From the first line of the data below through the line holding "ax.plot(users, s, color=c, lw=1.9, alpha=0.9, label=lab)", output each line exactly and leave the pictures out.

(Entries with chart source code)
* START *
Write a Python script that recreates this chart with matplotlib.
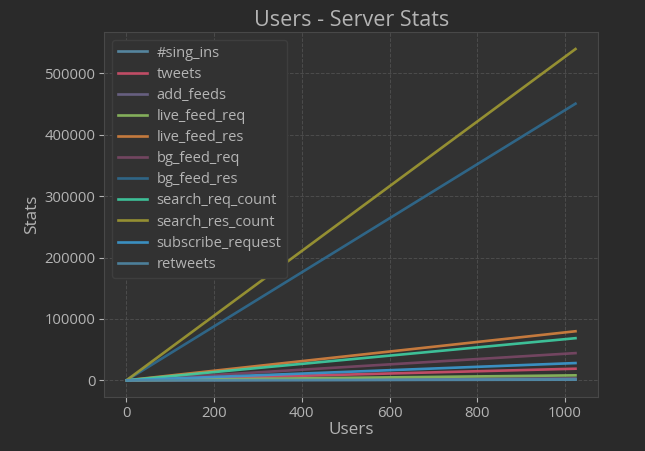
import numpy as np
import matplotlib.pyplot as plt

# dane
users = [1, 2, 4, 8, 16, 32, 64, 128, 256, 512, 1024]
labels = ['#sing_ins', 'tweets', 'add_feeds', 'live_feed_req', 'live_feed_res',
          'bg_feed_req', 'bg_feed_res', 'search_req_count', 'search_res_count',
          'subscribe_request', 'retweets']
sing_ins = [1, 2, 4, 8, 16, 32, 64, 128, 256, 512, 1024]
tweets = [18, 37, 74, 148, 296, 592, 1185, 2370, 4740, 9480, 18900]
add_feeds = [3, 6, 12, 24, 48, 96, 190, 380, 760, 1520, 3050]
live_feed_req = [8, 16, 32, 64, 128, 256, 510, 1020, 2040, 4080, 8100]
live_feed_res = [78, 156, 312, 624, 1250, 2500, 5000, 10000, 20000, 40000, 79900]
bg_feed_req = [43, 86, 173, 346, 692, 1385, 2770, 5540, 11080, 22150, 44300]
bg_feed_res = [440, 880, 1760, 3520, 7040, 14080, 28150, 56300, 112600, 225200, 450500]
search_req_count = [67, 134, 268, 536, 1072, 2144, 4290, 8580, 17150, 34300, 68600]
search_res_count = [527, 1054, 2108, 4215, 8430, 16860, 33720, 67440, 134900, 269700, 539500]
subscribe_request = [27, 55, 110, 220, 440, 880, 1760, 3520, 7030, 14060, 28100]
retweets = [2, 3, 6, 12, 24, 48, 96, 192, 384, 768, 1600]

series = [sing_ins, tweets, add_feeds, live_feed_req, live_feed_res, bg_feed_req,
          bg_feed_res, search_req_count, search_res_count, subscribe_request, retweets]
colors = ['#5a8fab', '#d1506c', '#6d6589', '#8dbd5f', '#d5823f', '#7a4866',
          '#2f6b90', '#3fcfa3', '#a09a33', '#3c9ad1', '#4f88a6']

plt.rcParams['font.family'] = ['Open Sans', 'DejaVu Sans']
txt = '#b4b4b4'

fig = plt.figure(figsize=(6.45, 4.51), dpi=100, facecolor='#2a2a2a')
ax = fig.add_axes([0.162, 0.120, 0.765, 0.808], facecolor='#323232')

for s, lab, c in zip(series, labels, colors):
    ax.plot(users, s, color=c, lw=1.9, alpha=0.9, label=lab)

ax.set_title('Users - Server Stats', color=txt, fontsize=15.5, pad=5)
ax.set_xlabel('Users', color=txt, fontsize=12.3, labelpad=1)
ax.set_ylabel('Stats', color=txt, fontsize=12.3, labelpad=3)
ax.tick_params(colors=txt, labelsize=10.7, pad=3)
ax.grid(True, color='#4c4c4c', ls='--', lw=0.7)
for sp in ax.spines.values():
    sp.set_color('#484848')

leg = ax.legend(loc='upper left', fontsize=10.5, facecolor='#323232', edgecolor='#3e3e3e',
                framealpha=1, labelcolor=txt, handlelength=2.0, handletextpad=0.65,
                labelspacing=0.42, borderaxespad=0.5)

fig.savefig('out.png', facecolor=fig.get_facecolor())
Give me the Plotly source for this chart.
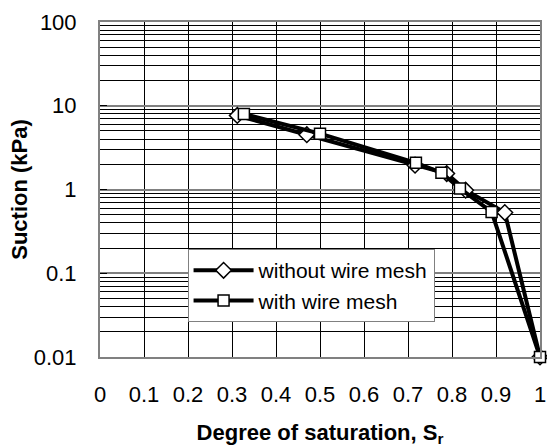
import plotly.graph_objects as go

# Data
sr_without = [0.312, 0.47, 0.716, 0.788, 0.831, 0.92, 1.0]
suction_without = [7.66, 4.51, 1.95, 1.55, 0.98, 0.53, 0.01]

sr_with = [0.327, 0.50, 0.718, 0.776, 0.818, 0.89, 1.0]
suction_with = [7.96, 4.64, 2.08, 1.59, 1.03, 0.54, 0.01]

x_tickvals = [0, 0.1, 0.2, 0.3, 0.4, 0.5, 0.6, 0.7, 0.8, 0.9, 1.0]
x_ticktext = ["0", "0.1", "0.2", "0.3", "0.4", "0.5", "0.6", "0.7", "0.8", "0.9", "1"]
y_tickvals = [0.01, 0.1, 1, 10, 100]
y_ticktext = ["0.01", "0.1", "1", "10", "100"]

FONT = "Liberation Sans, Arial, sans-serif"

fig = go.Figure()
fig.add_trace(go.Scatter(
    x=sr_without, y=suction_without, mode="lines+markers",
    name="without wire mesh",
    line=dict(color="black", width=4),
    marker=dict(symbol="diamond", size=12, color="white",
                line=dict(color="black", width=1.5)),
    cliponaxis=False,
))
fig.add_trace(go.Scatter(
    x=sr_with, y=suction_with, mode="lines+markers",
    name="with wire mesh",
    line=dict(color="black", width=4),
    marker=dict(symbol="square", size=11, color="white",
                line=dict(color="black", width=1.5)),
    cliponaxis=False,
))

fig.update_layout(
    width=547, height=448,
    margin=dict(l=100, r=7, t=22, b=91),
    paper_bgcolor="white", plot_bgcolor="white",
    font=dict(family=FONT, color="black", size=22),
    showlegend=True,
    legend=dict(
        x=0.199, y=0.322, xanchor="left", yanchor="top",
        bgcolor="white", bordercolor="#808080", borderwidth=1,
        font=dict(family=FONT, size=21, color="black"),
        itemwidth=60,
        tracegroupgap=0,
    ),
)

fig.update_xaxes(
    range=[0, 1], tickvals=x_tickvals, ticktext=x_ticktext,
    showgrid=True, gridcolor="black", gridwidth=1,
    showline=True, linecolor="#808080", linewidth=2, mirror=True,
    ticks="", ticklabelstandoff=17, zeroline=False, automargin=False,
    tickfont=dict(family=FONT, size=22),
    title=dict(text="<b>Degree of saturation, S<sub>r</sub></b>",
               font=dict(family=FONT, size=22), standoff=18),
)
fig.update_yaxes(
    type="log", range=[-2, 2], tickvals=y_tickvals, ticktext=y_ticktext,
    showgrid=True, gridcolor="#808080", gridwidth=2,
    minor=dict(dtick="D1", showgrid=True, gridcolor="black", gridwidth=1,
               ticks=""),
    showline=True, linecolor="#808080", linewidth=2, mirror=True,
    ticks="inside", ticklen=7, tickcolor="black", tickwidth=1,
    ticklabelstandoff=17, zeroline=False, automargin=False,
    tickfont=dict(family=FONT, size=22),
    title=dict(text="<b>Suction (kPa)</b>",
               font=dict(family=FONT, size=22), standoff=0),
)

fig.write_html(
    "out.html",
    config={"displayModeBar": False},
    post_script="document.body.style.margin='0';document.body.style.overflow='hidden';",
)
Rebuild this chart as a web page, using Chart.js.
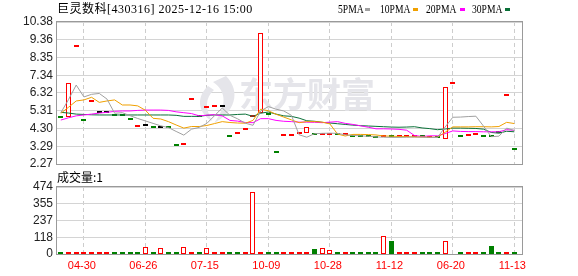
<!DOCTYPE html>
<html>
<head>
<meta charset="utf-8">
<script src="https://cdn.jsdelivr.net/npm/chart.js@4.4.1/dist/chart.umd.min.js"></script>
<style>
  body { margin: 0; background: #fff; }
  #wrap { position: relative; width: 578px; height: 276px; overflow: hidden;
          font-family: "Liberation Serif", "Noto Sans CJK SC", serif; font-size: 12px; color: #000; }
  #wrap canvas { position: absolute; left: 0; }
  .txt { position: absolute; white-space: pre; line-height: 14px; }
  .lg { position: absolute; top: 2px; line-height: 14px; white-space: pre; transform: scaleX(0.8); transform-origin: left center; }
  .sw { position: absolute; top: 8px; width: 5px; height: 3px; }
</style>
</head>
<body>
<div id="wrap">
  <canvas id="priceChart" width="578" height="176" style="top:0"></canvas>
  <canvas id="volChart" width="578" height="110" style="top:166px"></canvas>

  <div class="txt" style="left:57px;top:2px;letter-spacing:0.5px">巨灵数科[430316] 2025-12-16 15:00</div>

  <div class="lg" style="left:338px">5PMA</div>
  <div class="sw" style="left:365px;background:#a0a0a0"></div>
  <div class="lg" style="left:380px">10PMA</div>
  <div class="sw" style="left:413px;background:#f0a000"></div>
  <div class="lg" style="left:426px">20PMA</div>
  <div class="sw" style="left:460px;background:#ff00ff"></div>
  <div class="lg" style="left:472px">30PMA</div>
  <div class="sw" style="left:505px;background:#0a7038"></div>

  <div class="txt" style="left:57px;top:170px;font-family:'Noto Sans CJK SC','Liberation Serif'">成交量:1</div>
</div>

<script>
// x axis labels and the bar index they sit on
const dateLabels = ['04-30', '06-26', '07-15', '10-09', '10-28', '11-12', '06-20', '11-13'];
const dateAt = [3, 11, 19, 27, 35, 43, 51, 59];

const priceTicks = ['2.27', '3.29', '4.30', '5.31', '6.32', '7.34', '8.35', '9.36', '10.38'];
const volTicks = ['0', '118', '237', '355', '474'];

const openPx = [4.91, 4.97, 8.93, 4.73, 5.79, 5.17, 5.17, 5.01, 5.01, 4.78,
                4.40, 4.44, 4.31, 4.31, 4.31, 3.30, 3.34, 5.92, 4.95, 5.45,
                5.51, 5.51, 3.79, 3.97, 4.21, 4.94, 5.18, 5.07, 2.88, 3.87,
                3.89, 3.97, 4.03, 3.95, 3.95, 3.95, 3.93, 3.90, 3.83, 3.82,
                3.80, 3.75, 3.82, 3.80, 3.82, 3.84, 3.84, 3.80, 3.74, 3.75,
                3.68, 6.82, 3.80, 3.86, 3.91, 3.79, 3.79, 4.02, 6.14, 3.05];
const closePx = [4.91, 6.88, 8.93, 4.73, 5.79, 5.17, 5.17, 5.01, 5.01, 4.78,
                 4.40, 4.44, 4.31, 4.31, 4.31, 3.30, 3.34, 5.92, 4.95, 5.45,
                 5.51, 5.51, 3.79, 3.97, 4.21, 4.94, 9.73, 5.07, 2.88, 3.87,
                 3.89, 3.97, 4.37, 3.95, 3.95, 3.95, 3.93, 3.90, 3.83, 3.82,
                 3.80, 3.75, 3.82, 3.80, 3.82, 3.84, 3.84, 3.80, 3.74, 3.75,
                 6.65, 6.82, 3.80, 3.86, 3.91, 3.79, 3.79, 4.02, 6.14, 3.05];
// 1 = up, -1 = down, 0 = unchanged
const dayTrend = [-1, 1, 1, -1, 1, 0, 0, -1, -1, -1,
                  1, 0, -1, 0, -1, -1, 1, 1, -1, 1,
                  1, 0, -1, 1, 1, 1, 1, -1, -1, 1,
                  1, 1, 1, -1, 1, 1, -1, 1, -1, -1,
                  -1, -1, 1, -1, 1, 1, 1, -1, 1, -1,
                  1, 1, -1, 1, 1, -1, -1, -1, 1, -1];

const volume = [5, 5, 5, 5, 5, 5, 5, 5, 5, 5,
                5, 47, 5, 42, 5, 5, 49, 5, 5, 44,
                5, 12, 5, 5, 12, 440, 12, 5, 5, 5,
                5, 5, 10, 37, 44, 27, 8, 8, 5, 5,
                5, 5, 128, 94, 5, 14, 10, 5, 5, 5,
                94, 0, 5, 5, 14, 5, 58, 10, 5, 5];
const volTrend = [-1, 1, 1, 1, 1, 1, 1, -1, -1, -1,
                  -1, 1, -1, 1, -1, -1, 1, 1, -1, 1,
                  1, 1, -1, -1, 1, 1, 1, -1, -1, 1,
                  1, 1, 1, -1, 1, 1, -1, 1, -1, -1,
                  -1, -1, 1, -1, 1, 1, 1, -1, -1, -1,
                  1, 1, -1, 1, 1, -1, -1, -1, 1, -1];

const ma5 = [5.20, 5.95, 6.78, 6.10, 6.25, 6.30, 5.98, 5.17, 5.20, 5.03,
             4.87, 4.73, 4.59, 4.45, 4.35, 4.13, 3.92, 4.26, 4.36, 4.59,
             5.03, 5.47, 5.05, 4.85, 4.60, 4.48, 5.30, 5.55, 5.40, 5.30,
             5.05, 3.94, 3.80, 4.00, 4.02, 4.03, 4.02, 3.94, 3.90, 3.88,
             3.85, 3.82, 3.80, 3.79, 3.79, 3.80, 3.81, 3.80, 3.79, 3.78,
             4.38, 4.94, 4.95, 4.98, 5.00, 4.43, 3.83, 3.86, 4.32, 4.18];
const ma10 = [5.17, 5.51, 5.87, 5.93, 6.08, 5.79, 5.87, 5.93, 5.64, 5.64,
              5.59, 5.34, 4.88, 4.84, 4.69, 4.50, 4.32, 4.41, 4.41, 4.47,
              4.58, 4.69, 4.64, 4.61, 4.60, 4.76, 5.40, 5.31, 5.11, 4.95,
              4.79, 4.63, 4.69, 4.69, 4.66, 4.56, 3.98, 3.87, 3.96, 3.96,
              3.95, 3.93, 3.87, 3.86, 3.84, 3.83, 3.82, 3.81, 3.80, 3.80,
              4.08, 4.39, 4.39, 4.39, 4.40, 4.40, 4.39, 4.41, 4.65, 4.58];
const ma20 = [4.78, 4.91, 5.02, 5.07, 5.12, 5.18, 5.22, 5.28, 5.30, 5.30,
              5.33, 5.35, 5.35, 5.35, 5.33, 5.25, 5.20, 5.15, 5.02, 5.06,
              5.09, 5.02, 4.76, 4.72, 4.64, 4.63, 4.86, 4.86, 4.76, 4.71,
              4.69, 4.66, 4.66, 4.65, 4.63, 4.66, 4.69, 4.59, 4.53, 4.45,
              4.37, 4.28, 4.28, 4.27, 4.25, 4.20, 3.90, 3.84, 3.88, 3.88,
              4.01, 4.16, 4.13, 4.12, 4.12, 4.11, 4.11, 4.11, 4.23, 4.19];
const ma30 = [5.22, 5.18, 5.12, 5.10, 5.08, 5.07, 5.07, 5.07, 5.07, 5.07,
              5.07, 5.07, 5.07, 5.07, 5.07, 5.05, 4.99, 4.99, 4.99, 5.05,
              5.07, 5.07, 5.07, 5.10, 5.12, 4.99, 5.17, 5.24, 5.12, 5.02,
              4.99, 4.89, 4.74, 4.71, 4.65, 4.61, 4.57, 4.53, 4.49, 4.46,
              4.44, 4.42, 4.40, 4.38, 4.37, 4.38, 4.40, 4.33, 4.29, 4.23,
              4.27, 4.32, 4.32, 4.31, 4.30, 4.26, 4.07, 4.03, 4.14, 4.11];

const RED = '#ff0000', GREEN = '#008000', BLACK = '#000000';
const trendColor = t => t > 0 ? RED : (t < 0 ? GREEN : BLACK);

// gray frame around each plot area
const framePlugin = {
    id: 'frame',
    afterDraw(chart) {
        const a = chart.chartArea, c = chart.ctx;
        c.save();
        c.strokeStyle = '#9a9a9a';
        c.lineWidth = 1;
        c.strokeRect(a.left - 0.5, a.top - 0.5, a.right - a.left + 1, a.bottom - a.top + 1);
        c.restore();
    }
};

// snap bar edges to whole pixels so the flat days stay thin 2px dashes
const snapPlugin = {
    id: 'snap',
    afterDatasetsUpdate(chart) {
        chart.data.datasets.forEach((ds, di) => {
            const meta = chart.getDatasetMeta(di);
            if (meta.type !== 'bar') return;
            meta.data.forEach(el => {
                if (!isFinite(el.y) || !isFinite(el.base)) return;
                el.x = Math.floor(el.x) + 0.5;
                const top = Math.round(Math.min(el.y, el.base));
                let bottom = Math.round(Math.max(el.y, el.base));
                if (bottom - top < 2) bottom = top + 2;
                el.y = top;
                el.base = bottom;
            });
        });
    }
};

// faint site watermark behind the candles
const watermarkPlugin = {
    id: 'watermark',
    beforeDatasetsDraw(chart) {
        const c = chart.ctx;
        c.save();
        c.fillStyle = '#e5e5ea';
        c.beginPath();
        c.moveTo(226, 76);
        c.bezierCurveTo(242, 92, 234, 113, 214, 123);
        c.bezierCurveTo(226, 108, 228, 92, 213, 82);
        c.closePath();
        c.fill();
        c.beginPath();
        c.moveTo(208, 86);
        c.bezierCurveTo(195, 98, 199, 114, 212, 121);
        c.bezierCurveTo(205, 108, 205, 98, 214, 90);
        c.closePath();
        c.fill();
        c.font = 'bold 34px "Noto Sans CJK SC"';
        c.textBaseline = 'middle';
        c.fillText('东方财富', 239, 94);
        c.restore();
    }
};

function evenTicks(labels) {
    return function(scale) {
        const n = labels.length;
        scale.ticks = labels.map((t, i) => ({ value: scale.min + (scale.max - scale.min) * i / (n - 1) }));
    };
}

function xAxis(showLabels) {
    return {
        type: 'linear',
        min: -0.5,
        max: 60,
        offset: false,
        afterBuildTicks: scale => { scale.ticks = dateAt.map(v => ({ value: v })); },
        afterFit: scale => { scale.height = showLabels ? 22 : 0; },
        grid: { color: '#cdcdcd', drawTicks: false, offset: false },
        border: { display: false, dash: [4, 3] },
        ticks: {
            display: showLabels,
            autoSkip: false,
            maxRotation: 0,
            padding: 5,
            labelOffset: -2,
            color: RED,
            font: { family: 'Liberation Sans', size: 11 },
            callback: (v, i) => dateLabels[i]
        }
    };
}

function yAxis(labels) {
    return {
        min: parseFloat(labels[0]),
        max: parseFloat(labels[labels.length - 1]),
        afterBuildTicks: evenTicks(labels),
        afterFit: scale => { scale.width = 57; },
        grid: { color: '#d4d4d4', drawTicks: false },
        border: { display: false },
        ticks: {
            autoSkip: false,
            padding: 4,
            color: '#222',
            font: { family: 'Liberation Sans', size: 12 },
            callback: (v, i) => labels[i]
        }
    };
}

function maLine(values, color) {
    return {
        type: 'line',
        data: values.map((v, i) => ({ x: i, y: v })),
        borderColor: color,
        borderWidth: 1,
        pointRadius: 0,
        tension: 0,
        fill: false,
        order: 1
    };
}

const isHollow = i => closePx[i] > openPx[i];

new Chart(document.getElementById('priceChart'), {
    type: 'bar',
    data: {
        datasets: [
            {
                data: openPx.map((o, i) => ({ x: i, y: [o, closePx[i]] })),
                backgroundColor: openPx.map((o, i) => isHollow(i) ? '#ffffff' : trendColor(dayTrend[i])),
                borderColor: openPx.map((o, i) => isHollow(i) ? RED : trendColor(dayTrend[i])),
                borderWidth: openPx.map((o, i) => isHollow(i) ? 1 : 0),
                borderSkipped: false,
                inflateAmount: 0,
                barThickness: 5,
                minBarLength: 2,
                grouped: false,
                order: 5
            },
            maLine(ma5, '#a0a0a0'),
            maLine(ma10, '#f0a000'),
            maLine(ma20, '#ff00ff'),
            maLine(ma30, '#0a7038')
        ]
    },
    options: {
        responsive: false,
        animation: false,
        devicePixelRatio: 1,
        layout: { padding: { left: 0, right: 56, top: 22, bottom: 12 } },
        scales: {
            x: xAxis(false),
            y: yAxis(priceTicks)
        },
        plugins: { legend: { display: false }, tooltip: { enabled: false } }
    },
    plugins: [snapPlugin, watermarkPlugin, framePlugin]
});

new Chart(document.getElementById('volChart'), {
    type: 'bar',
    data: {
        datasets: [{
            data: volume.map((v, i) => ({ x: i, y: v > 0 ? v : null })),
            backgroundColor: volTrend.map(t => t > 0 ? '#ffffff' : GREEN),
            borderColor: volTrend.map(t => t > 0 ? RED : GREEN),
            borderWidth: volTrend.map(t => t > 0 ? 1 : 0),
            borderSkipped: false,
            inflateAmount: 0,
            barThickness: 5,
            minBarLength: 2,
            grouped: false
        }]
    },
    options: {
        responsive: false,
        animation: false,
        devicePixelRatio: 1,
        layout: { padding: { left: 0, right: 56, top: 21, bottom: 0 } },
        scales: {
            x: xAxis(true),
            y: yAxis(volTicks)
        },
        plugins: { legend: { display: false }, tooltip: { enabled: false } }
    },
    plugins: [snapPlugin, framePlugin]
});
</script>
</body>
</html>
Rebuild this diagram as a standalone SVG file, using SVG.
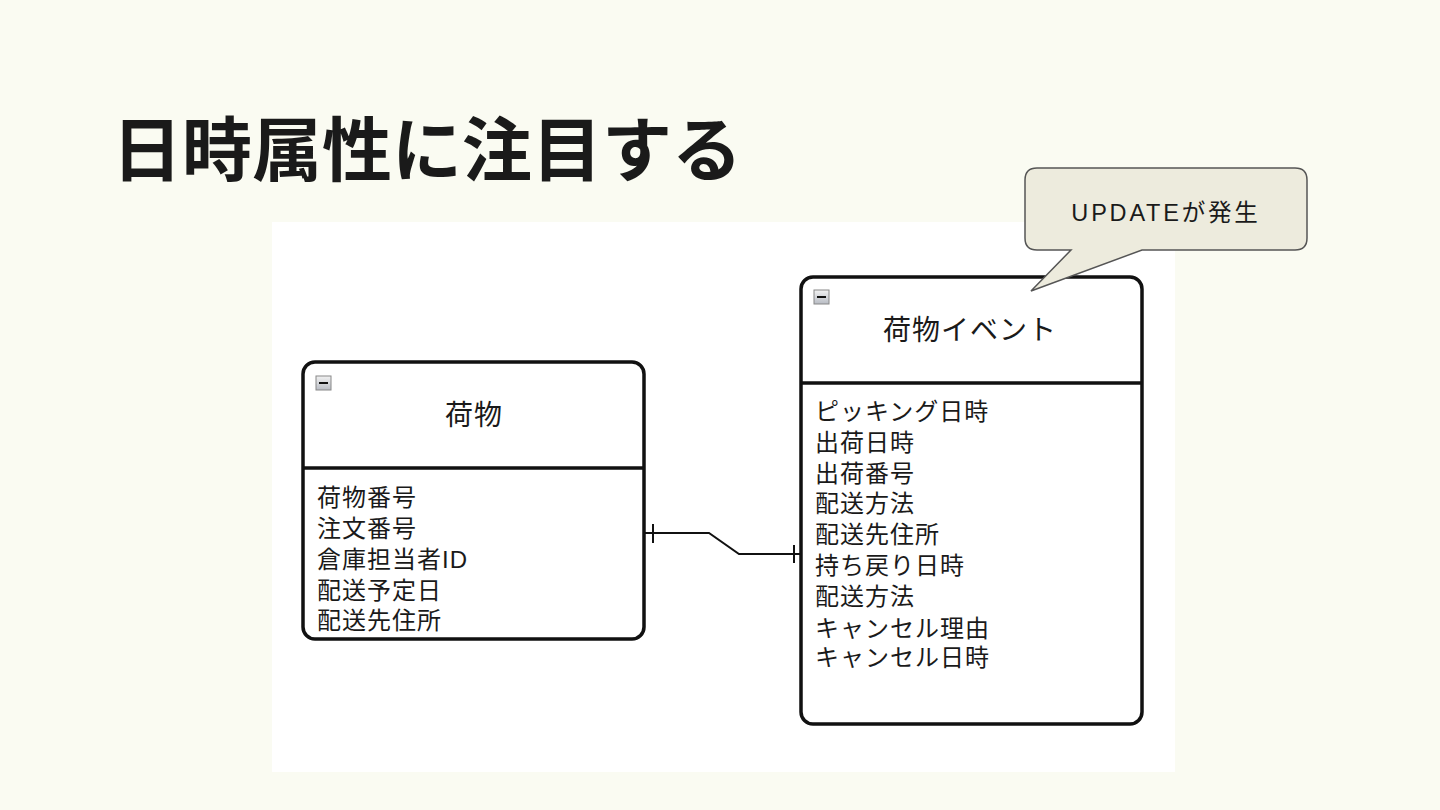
* END *
• EXPECTED OUTPUT
Write a Python script that recreates this chart with matplotlib.
import numpy as np
import matplotlib.pyplot as plt

# dane
users = [1, 2, 4, 8, 16, 32, 64, 128, 256, 512, 1024]
labels = ['#sing_ins', 'tweets', 'add_feeds', 'live_feed_req', 'live_feed_res',
          'bg_feed_req', 'bg_feed_res', 'search_req_count', 'search_res_count',
          'subscribe_request', 'retweets']
sing_ins = [1, 2, 4, 8, 16, 32, 64, 128, 256, 512, 1024]
tweets = [18, 37, 74, 148, 296, 592, 1185, 2370, 4740, 9480, 18900]
add_feeds = [3, 6, 12, 24, 48, 96, 190, 380, 760, 1520, 3050]
live_feed_req = [8, 16, 32, 64, 128, 256, 510, 1020, 2040, 4080, 8100]
live_feed_res = [78, 156, 312, 624, 1250, 2500, 5000, 10000, 20000, 40000, 79900]
bg_feed_req = [43, 86, 173, 346, 692, 1385, 2770, 5540, 11080, 22150, 44300]
bg_feed_res = [440, 880, 1760, 3520, 7040, 14080, 28150, 56300, 112600, 225200, 450500]
search_req_count = [67, 134, 268, 536, 1072, 2144, 4290, 8580, 17150, 34300, 68600]
search_res_count = [527, 1054, 2108, 4215, 8430, 16860, 33720, 67440, 134900, 269700, 539500]
subscribe_request = [27, 55, 110, 220, 440, 880, 1760, 3520, 7030, 14060, 28100]
retweets = [2, 3, 6, 12, 24, 48, 96, 192, 384, 768, 1600]

series = [sing_ins, tweets, add_feeds, live_feed_req, live_feed_res, bg_feed_req,
          bg_feed_res, search_req_count, search_res_count, subscribe_request, retweets]
colors = ['#5a8fab', '#d1506c', '#6d6589', '#8dbd5f', '#d5823f', '#7a4866',
          '#2f6b90', '#3fcfa3', '#a09a33', '#3c9ad1', '#4f88a6']

plt.rcParams['font.family'] = ['Open Sans', 'DejaVu Sans']
txt = '#b4b4b4'

fig = plt.figure(figsize=(6.45, 4.51), dpi=100, facecolor='#2a2a2a')
ax = fig.add_axes([0.162, 0.120, 0.765, 0.808], facecolor='#323232')

for s, lab, c in zip(series, labels, colors):
    ax.plot(users, s, color=c, lw=1.9, alpha=0.9, label=lab)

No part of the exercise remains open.